The experts on TV are anything but

News channels from CNN to CBC are very fond of trotting out wise men and women to give us some insight into what has happened and what will be happening. Almost without exception these people were unable to predict all the bad things that have happened in the last year. The fact that housing prices were at clearly untenable levels didn’t give them a hint, nor were they aware of the trillions of dollars in bad derivatives floating around. It should be noted that a very small number of them did know what was going on, and successfully predicted the crash. However these knowledgeable ones, before being proven right, were consistently mocked by the perma-bull guests. A perfect example of this is the appearance by Peter Schiff where he accurately spelled out everything that was going to happen, end got lambasted by the other guests (this video with Ben Stein is also amusing). The lesson? Unless you have done some serious homework on who you are watching and are able to determine they know what they are talking about it is best to completely ignore them.

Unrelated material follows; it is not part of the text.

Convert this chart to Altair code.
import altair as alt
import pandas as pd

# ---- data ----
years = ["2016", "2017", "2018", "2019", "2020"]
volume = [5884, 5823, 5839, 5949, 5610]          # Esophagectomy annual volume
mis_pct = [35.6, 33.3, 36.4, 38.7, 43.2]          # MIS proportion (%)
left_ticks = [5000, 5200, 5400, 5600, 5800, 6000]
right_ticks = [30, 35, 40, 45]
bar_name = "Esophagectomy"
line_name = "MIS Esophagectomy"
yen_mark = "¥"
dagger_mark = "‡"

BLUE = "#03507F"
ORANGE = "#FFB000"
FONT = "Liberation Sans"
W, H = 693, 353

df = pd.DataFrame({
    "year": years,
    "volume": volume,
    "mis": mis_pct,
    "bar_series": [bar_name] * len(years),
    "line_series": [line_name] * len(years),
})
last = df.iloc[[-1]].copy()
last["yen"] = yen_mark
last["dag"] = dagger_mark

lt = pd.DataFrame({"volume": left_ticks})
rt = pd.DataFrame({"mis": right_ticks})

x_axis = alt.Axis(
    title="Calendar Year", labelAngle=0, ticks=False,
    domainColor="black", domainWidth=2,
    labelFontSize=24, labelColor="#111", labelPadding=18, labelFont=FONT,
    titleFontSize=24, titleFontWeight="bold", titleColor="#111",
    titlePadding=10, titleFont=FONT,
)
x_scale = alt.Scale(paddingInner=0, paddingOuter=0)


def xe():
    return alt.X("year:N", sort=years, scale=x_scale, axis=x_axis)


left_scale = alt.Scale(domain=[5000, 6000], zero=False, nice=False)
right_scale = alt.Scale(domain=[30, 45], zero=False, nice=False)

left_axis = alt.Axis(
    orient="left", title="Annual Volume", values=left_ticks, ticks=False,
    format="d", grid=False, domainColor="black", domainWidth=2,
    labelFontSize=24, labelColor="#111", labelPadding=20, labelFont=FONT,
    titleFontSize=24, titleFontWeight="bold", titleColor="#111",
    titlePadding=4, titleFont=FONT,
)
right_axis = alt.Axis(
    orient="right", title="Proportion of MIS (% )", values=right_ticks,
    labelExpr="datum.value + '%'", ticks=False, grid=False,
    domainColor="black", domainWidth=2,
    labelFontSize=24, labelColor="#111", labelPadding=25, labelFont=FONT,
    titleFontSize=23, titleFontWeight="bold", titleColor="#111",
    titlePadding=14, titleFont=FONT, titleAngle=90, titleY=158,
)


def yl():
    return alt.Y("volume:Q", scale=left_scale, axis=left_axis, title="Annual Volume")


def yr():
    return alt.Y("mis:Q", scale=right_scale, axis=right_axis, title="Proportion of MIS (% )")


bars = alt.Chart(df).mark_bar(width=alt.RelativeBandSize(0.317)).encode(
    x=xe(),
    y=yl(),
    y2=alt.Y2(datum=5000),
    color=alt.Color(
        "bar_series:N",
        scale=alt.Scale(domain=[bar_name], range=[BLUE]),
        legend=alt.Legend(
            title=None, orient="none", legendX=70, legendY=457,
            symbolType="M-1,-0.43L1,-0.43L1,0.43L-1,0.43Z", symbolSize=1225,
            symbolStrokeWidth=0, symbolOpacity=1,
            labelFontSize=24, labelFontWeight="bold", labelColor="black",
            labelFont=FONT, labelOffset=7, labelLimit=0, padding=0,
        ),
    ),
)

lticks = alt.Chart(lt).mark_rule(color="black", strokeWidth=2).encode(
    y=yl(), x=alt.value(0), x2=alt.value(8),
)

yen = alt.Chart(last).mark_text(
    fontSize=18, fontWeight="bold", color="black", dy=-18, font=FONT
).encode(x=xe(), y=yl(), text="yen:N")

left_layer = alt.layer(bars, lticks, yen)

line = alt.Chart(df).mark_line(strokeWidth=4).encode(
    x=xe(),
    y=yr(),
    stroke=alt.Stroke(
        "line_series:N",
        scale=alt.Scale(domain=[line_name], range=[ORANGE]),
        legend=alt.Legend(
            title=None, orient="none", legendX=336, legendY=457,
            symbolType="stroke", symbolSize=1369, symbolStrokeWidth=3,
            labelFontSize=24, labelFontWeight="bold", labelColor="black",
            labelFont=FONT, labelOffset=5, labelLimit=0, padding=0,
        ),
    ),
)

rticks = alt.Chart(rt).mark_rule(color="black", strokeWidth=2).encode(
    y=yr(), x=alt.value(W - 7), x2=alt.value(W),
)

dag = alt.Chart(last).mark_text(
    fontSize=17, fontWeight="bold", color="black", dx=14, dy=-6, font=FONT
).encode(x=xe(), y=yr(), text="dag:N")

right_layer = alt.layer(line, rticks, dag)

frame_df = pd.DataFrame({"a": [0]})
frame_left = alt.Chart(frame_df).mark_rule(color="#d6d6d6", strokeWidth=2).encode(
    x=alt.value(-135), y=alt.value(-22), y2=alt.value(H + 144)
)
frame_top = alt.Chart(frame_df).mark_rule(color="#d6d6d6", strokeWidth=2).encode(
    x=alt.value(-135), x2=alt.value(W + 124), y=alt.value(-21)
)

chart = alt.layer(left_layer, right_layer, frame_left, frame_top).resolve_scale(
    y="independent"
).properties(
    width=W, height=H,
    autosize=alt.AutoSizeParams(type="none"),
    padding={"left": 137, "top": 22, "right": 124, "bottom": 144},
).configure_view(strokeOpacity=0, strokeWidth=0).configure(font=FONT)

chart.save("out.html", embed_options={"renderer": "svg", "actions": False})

Large banks will never predict an economic downturn

I’ve invested through 2 recessions now, and neither of them have been predicted by the major banks who hand out advice to clients. After some thought, the reasons for this seem clear. First, banks rely for income on clients being invested. If they tell me “oh, things are looking pretty bad, you should take your money out” then they lose income. They obviously don’t want to do that. Perhaps more importantly, however, is that big banks make markets. By this I mean that if Royal Bank comes out and predicts a collapse then people will listen, and the prediction will hasten and perhaps deepen that collapse. Royal Bank will then be accused of having been partly responsible. So, for the sake of their business I think big banks will never predict a downtown. To clarify this point, I don’t think that the big banks consciously mislead. My theory is that, because of the reasons I outlined, big bank culture encourages employees who are eternally optimistic and discourages employees who have a more realistic outlook. The realistic employees will either leave the bank themselves or be driven out for their non-conformist attitudes. The bank is then left with nothing but eternal optimists.

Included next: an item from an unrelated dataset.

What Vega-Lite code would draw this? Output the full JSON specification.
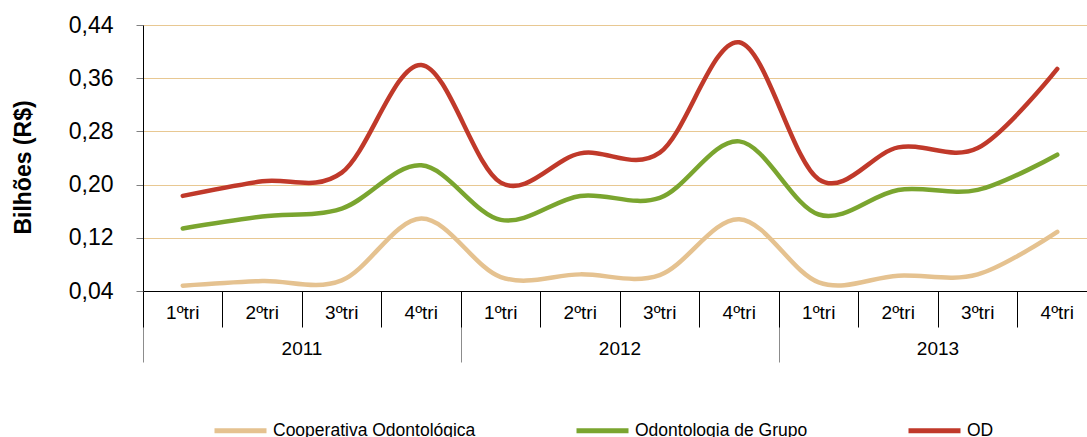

Politicians will not solve the problem

I have a fairly low opinion of politicians to begin with. They appear on the whole to be of very average intelligence, and typically act in an entirely self-interested manner, focused solely on achieving either election or re-election. So, when faced with something as complex as the economic crisis, which professional economists don’t even understand, I think that there is pretty much zero chance that the politicians will be able to solve anything. It is hard to defend this argument, as in this case with the economic crisis we can’t even confidently define what the problem is. I would nevertheless venture to say that a history of misguided government intervention in the markets has been at least a contributing factor to the current problems, examples being the setting of low interest rates at the beginning of this decade which inflated the housing bubble, and the setting of low reserve ratios.

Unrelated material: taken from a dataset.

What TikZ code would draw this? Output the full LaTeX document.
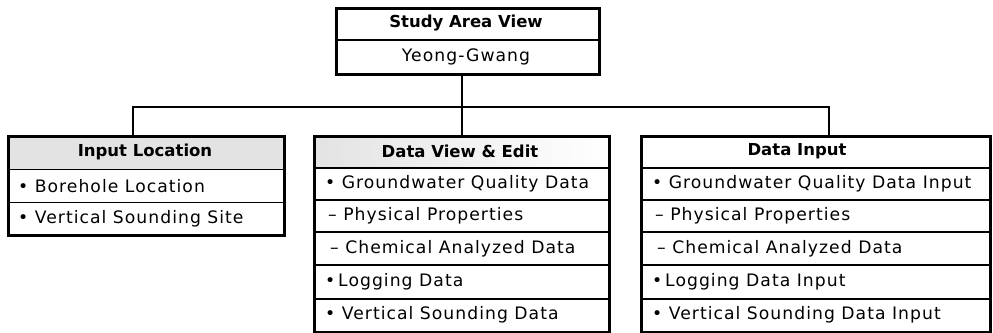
\documentclass[tikz,border=0pt]{standalone}
\usepackage{fontspec}
\setmainfont{DejaVu Sans}
\newfontfamily\rowfont{DejaVu Sans}[LetterSpace=6]
\newfontfamily\hdrfont{DejaVu Sans}[LetterSpace=0]
\begin{document}
\begin{tikzpicture}[x=1pt,y=-1pt,
  box/.style={draw, line width=2.8pt, inner sep=0pt, anchor=north west, minimum width=#1},
  rowline/.style={line width=1.1pt},
  conn/.style={line width=2.8pt},
  txt/.style={anchor=west, inner sep=0pt, font=\fontsize{17.2}{18}\selectfont\rowfont},
  ctxt/.style={inner sep=0pt, font=\fontsize{17.2}{18}\selectfont\rowfont},
  htxt/.style={inner sep=0pt, font=\fontsize{16.5}{18}\selectfont\hdrfont\bfseries}]
\useasboundingbox (0,0) rectangle (993,332);
% header fills
\fill[gray!22] (7,135) rectangle (283,169);
\shade[left color=gray!22, right color=white] (313,135) rectangle (608,168);
% boxes
\node[box=263pt, minimum height=66pt] (top) at (335,7) {};
\node[box=276pt, minimum height=99pt] (left) at (7,135) {};
\node[box=295pt, minimum height=196pt] (mid) at (313,135) {};
\node[box=349pt, minimum height=196pt] (right) at (640,135) {};
% row lines
\draw[rowline] (335,40) -- (598,40);
\foreach \y in {169.5,202.5} \draw[rowline] (7,\y) -- (283,\y);
\foreach \y in {168,200,232,265,299} {
  \draw[rowline] (313,\y) -- (608,\y);
  \draw[rowline] (640,\y) -- (989,\y);
}
% connectors
\coordinate (jn) at (462,107);
\coordinate (hl) at (133,107);
\coordinate (hr) at (829,107);
\draw[conn] (top.south -| jn) -- (jn);
\draw[conn, line cap=rect] (hl) -- (hr);
\draw[conn] (hl) -- (hl |- left.north);
\draw[conn] (jn) -- (jn |- mid.north);
\draw[conn] (hr) -- (hr |- right.north);
% texts top
\node[htxt] (t1) at (466,23.5) {Study Area View};
\node[ctxt] (t2) at (466,57) {Yeong-Gwang};
% left
\node[htxt] (l0) at (145,152) {Input Location};
\node[txt] (l1) at (18,186) {• Borehole Location};
\node[txt] (l2) at (18,218.5) {• Vertical Sounding Site};
% middle
\node[htxt] (m0) at (460,151.5) {Data View \& Edit};
\node[txt] (m1) at (325,184) {• Groundwater Quality Data};
\node[txt] (m2) at (328,216) {– Physical Properties};
\node[txt] (m3) at (330,248.5) {– Chemical Analyzed Data};
\node[txt] (m4) at (325,282) {•\,Logging Data};
\node[txt] (m5) at (325,315) {• Vertical Sounding Data};
% right
\node[htxt] (r0) at (797,151.5) {Data Input};
\node[txt] (r1) at (652,184) {• Groundwater Quality Data Input};
\node[txt] (r2) at (655,216) {– Physical Properties};
\node[txt] (r3) at (657,248.5) {– Chemical Analyzed Data};
\node[txt] (r4) at (652,282) {•\,Logging Data Input};
\node[txt] (r5) at (652,315) {• Vertical Sounding Data Input};
\end{tikzpicture}
\end{document}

Being half right can be as bad as being entirely wrong

I mentioned Peter Schiff earlier, and from the mention you might conclude that he must have made a lot of money from his predictions. Well, he didn’t. In fact he probably lost at least as much as most people. Another bright guy, Eric Sprott, who made similar predictions, also lost a lot of money, some of which was mine. Why did this happen, when they made such accurate predictions? They were only half right. They both predicted the housing downturn and the derivatives crisis, but they incorrectly predicted the outcome. Peter Schiff thought that international companies with solid balance sheets would perform well, but they didn’t. Eric Sprott thought that the oil prices would stay at lofty heights, even in the face of a recession, but they didn’t. Both of them predicted a US dollar collapse, and the dollar has soared. The lesson? It is not enough to be mostly right. Mostly right can kill you. And I don’t know of anybody who has been entirely right, which means that the last year has been brutal to almost everybody.